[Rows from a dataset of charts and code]

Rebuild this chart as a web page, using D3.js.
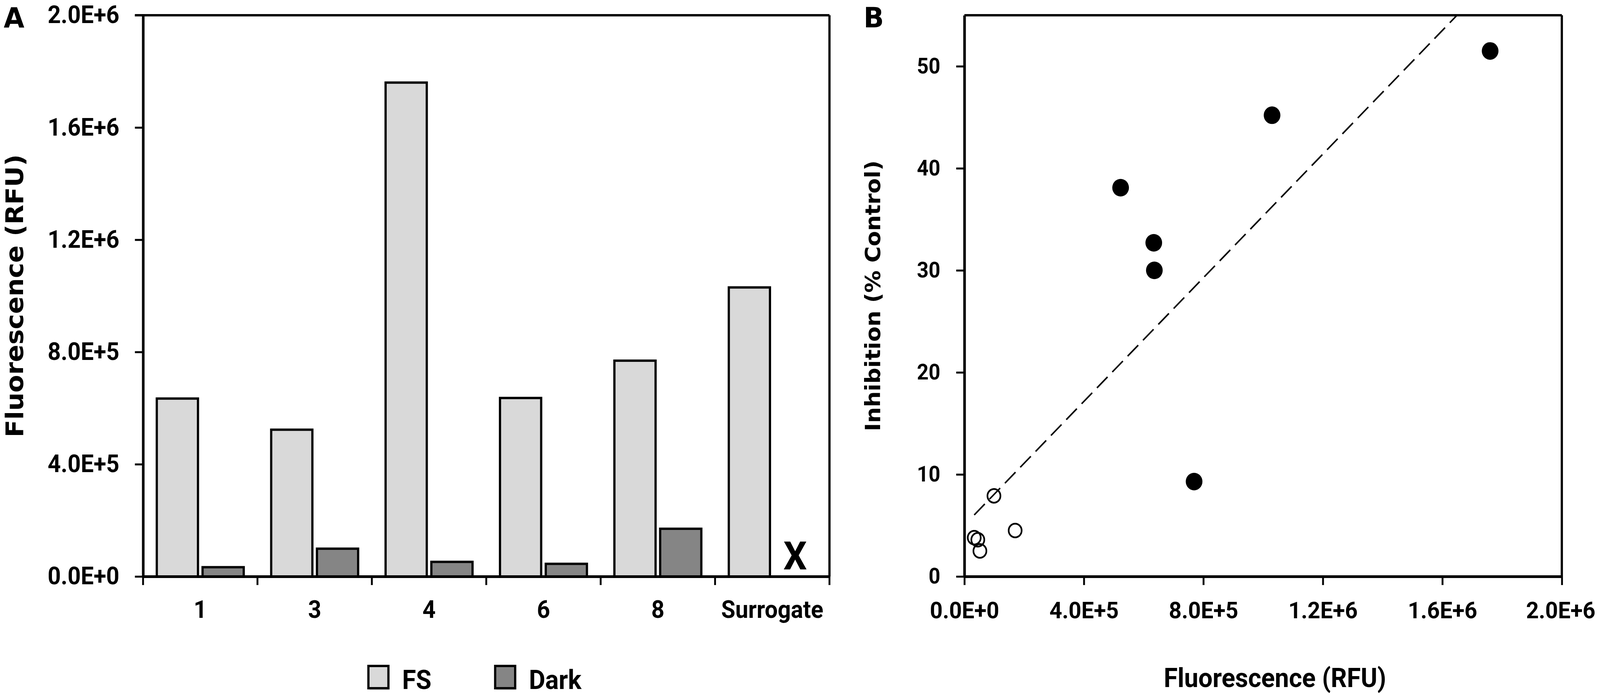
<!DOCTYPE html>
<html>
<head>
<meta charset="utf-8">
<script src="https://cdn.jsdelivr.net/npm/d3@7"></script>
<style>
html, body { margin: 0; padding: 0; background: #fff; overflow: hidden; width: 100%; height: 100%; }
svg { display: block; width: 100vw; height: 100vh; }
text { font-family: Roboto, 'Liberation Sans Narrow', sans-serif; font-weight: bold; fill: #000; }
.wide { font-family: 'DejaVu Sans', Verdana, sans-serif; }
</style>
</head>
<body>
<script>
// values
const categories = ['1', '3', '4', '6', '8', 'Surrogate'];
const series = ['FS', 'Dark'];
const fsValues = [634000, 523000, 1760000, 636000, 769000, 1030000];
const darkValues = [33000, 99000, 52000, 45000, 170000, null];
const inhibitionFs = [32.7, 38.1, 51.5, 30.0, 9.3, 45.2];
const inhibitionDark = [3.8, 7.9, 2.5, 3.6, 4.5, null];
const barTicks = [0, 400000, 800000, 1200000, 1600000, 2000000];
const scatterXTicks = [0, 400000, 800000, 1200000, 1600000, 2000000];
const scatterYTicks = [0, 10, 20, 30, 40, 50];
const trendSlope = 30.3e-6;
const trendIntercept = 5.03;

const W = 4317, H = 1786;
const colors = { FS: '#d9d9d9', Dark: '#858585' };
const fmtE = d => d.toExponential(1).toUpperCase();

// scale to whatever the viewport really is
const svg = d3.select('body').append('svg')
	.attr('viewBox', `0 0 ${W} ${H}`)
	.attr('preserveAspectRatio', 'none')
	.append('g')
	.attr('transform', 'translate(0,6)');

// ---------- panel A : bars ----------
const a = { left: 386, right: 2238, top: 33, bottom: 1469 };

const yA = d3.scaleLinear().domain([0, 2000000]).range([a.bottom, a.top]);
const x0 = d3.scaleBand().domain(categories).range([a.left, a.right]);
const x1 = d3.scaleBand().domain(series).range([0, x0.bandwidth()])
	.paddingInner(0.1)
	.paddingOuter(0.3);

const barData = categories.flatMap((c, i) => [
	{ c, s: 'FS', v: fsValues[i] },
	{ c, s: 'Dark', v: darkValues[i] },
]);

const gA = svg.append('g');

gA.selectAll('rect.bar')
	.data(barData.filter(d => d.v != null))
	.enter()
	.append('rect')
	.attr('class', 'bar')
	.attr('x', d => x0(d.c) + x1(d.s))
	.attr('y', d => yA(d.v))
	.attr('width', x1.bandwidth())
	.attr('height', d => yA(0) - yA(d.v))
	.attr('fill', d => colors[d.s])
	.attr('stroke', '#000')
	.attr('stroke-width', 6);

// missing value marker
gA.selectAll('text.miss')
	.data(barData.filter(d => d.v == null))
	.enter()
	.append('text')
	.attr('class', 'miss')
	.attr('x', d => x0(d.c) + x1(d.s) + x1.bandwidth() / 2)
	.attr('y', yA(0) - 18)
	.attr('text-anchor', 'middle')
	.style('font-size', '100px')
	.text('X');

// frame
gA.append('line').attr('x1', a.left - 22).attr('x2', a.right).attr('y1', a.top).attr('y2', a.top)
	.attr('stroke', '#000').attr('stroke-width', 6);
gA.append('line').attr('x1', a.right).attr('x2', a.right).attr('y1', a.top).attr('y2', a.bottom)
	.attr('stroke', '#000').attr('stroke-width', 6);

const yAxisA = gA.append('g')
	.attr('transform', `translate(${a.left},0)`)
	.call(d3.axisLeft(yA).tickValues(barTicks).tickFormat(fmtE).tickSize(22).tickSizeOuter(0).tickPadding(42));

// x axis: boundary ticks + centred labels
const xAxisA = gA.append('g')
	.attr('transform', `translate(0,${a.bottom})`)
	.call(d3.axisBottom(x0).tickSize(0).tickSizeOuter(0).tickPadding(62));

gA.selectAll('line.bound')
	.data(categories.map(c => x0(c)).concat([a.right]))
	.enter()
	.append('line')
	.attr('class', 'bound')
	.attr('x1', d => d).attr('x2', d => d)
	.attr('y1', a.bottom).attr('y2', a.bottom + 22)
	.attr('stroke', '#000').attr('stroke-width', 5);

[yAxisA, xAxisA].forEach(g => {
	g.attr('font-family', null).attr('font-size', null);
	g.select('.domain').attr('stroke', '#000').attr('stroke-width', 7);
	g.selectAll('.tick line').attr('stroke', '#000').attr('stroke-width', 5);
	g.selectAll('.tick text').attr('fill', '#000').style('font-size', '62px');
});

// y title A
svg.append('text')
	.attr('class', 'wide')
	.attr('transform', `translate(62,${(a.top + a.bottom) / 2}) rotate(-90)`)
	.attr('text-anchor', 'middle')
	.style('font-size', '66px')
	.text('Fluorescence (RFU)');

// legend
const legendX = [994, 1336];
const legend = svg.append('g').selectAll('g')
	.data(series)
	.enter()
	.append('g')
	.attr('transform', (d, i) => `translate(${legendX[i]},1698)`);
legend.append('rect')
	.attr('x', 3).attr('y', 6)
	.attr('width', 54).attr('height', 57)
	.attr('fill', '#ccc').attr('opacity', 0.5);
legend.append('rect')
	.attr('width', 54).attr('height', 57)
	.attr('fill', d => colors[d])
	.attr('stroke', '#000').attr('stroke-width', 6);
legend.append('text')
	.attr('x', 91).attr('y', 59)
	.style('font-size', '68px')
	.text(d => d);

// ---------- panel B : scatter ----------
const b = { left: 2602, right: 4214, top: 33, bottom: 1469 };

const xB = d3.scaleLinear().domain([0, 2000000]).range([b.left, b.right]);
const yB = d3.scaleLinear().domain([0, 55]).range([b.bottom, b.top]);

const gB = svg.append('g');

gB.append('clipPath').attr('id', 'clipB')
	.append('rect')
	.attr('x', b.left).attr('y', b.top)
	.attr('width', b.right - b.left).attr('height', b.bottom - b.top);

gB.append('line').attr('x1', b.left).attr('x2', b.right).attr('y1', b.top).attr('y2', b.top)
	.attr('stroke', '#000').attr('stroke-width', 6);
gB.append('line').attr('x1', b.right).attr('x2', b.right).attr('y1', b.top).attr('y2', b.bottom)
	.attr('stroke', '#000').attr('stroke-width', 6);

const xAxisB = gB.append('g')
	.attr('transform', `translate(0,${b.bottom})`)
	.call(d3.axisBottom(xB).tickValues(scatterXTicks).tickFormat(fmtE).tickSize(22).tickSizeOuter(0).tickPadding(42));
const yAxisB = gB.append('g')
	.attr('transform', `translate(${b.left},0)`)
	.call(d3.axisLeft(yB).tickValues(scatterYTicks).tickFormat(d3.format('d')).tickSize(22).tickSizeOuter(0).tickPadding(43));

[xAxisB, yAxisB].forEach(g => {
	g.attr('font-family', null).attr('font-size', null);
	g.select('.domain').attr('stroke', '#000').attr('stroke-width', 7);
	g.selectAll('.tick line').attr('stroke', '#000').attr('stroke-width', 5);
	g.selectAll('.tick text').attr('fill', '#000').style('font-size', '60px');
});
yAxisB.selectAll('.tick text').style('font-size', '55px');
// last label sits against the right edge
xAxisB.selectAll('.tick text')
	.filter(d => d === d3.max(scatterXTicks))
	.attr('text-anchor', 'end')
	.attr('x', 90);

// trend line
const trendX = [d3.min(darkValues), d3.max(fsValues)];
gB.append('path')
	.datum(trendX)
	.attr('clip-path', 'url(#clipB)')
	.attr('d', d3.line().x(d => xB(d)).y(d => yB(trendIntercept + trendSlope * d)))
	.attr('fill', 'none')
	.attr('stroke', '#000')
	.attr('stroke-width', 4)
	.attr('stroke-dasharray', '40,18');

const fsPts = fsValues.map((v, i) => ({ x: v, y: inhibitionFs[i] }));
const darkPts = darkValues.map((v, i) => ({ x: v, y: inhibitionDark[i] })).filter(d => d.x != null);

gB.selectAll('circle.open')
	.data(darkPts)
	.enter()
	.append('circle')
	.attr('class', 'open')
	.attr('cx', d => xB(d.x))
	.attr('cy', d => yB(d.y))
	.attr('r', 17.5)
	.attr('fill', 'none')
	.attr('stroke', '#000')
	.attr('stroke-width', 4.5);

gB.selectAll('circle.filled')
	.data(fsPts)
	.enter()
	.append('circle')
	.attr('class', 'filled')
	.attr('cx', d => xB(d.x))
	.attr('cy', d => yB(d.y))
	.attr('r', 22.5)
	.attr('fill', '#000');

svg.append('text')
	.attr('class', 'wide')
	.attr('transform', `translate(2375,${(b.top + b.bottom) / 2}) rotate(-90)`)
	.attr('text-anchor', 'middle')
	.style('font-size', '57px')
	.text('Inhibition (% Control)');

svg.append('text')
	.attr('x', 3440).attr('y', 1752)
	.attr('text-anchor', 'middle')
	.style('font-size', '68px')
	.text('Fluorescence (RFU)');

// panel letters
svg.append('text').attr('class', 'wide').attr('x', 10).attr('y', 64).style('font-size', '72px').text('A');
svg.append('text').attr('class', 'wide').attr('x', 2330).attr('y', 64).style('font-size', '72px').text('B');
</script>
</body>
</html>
* * *
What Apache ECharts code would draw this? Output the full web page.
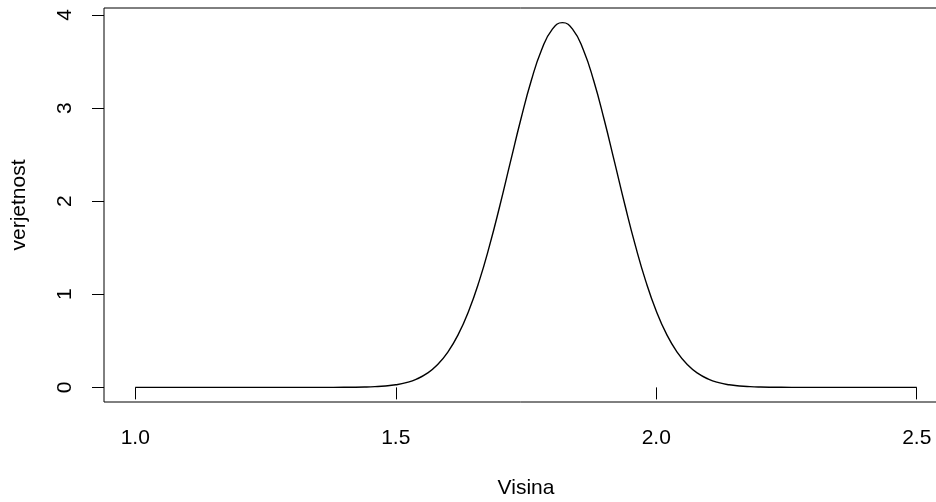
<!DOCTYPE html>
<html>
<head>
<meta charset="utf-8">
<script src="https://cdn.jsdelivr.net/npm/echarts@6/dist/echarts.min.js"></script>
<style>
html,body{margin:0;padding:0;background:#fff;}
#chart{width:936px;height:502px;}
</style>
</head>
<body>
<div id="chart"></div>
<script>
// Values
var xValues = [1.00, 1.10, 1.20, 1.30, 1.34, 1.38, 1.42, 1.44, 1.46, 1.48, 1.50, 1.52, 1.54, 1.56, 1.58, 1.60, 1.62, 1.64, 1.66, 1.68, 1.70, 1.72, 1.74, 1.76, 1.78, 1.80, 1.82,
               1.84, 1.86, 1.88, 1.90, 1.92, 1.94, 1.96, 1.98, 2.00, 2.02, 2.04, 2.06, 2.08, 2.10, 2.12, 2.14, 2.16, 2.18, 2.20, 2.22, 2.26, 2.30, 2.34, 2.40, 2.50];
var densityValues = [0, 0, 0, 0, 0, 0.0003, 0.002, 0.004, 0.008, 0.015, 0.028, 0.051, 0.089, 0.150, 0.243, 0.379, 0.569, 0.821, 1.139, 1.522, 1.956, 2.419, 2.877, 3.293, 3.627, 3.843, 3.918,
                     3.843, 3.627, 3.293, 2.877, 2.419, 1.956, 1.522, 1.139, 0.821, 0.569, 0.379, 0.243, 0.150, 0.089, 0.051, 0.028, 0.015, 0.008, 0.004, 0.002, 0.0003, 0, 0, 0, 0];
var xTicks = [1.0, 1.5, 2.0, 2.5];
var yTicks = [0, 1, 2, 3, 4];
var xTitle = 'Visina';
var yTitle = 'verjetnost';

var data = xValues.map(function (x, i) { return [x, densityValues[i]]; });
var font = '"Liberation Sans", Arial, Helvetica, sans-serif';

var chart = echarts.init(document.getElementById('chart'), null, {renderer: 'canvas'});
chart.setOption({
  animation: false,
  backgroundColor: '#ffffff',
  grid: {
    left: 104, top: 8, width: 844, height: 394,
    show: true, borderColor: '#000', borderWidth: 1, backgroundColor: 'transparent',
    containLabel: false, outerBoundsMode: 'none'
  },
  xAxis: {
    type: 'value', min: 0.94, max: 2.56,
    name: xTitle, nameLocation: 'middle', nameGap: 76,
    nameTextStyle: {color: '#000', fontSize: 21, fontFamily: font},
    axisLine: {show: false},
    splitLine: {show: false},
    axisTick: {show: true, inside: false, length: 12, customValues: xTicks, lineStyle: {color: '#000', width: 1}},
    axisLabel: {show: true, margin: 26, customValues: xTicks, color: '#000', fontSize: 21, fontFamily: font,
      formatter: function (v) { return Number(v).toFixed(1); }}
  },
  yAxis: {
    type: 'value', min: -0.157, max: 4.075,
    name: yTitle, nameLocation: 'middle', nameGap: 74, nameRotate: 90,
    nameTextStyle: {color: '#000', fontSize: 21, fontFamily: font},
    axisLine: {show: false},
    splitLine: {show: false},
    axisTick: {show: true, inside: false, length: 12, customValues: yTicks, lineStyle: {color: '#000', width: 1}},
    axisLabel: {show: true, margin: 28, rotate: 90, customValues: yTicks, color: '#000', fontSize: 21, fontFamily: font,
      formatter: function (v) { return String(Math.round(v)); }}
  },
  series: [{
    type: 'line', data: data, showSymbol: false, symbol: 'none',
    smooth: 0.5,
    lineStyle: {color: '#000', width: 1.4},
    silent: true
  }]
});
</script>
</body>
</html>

PROBLEM DETAILS – Above are the records. Copy word for word only their lines from the one holding "What Apache ECharts" through the one holding "Arial, Helvetica, sans-serif';", both included, and skip the images.

WORKED SOLUTION –
What Apache ECharts code would draw this? Output the full web page.
<!DOCTYPE html>
<html>
<head>
<meta charset="utf-8">
<script src="https://cdn.jsdelivr.net/npm/echarts@6/dist/echarts.min.js"></script>
<style>
html,body{margin:0;padding:0;background:#fff;}
#chart{width:936px;height:502px;}
</style>
</head>
<body>
<div id="chart"></div>
<script>
// Values
var xValues = [1.00, 1.10, 1.20, 1.30, 1.34, 1.38, 1.42, 1.44, 1.46, 1.48, 1.50, 1.52, 1.54, 1.56, 1.58, 1.60, 1.62, 1.64, 1.66, 1.68, 1.70, 1.72, 1.74, 1.76, 1.78, 1.80, 1.82,
               1.84, 1.86, 1.88, 1.90, 1.92, 1.94, 1.96, 1.98, 2.00, 2.02, 2.04, 2.06, 2.08, 2.10, 2.12, 2.14, 2.16, 2.18, 2.20, 2.22, 2.26, 2.30, 2.34, 2.40, 2.50];
var densityValues = [0, 0, 0, 0, 0, 0.0003, 0.002, 0.004, 0.008, 0.015, 0.028, 0.051, 0.089, 0.150, 0.243, 0.379, 0.569, 0.821, 1.139, 1.522, 1.956, 2.419, 2.877, 3.293, 3.627, 3.843, 3.918,
                     3.843, 3.627, 3.293, 2.877, 2.419, 1.956, 1.522, 1.139, 0.821, 0.569, 0.379, 0.243, 0.150, 0.089, 0.051, 0.028, 0.015, 0.008, 0.004, 0.002, 0.0003, 0, 0, 0, 0];
var xTicks = [1.0, 1.5, 2.0, 2.5];
var yTicks = [0, 1, 2, 3, 4];
var xTitle = 'Visina';
var yTitle = 'verjetnost';

var data = xValues.map(function (x, i) { return [x, densityValues[i]]; });
var font = '"Liberation Sans", Arial, Helvetica, sans-serif';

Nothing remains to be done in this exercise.